Calls are published on this page, the European Commission’s Funding and Tenders Portal and in the Official Journal of the European Union.
How does the evaluation process work?
The Proof of Concept projects to be funded will have arisen from scientifically excellent ERC-funded research that has already been subject to rigorous peer review.
The Proof of Concept Grant is evaluated based on the sole criterion of excellence, which comprises the following three evaluation elements:
- Breakthrough innovation potential: Proposals will have to demonstrate that the proposed Proof of Concept activity has the potential to drive innovation and business inventiveness and/or tackle societal challenges, and that the proposed expected outcomes are innovative or distinctive compared to existing solutions.
- Approach and methodology: The proposed Proof of Concept activities and planning are feasible within the proposed timescales and resources , and are appropriate and effective to explore the pathway from ground-breaking research towards innovation.
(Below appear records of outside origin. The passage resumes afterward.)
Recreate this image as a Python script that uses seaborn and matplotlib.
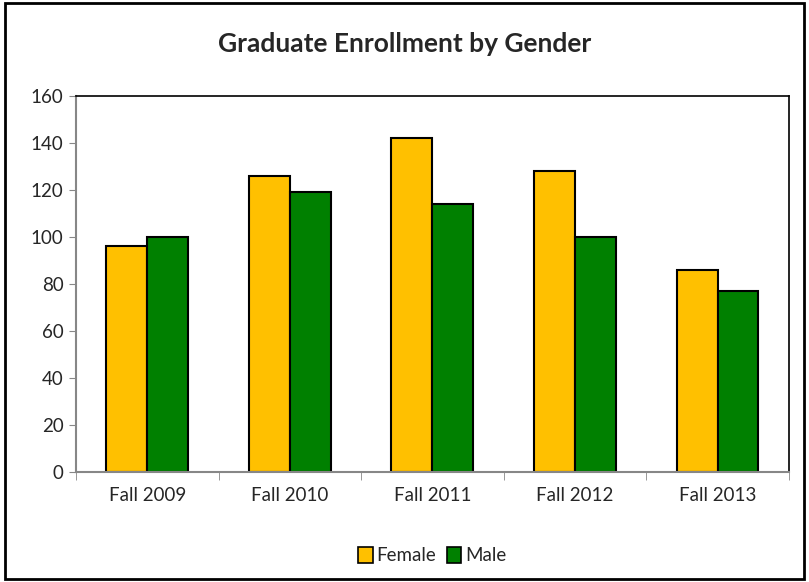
import matplotlib
matplotlib.use("Agg")
import matplotlib.pyplot as plt
import seaborn as sns
import pandas as pd
from matplotlib.patches import Rectangle
from matplotlib.ticker import FixedLocator

categories = ["Fall 2009", "Fall 2010", "Fall 2011", "Fall 2012", "Fall 2013"]
female = [96, 126, 142, 128, 86]
male = [100, 119, 114, 100, 77]
series = ["Female", "Male"]
colors = ["#FFC000", "#008000"]

df = pd.DataFrame({
    "Term": categories * 2,
    "Gender": ["Female"] * len(categories) + ["Male"] * len(categories),
    "Count": female + male,
})

sns.set_style("white")
plt.rcParams["font.family"] = ["Lato", "DejaVu Sans"]

fig = plt.figure(figsize=(8.09, 5.82), dpi=100)
ax = fig.add_axes([0.094, 0.189, 0.881, 0.646])

sns.barplot(data=df, x="Term", y="Count", hue="Gender", palette=colors,
            hue_order=series, order=categories, width=0.575, dodge=True,
            saturation=1, edgecolor="black", linewidth=1.5, ax=ax, legend=True)

ax.set_ylim(0, 160)
ax.set_xlim(-0.5, 4.5)
ax.set_yticks(range(0, 161, 20))
ax.set_xlabel("")
ax.set_ylabel("")
ax.tick_params(axis="y", labelsize=13.5, length=5, color="#878787", direction="out", left=True, pad=4)
ax.tick_params(axis="x", which="major", labelsize=13.5, length=0, pad=11)
ax.xaxis.set_minor_locator(FixedLocator([i - 0.5 for i in range(len(categories) + 1)]))
ax.tick_params(axis="x", which="minor", length=6, color="#878787", direction="out", bottom=True)

for side in ["top", "right"]:
    ax.spines[side].set_color("black")
    ax.spines[side].set_linewidth(1.2)
for side in ["left", "bottom"]:
    ax.spines[side].set_color("#878787")
    ax.spines[side].set_linewidth(1.5)

fig.suptitle("Graduate Enrollment by Gender", fontsize=19, fontweight="bold", y=0.945)

leg = ax.legend(loc="upper center", bbox_to_anchor=(0.5, -0.155), ncol=2, frameon=False,
                fontsize=13.5, handlelength=0.75, handleheight=0.9, handletextpad=0.2,
                columnspacing=0.6)
for h in leg.legend_handles:
    h.set_edgecolor("black")
    h.set_linewidth(1.2)

fig.patches.append(Rectangle((0.006, 0.006), 0.988, 0.988, transform=fig.transFigure,
                             fill=False, edgecolor="black", linewidth=2))

fig.savefig("out.png", dpi=100)
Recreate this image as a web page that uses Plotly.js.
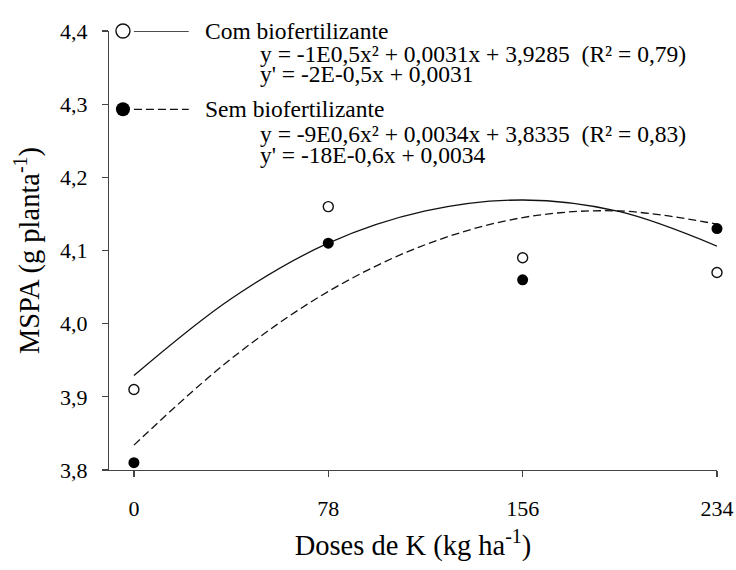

- Principal Investigator - strategic lead and project management: The Principle Investigator needs to demonstrate a clear vision on how to organise the management of the project, the consolidation of information and data needed to take strategic decisions and implement the proposed plan, including risk and contingency measures.
Proof of Concept calls have a single-stage submission and single-step evaluation procedure.
External independent experts will evaluate independently each admissible and eligible proposal and mark it as “very good”, “good” or “fail” for each of the three evaluation elements. In order to be considered for funding, proposals will have to be awarded a pass mark (”very good” or “good”) by a majority of the experts on each of the three evaluation elements.
Work Programme 2023 will continue to award Proof of Concept Grants on the basis of a lump sum of EUR 150 000 for a period of 18 months.
The ERC expects that normally Proof of Concept activities should be completed within 12 months. However, to allow for those projects that require more preparation time, the grant agreements will be signed for 18 months. Extensions of the duration of Proof of Concept projects may be granted only exceptionally.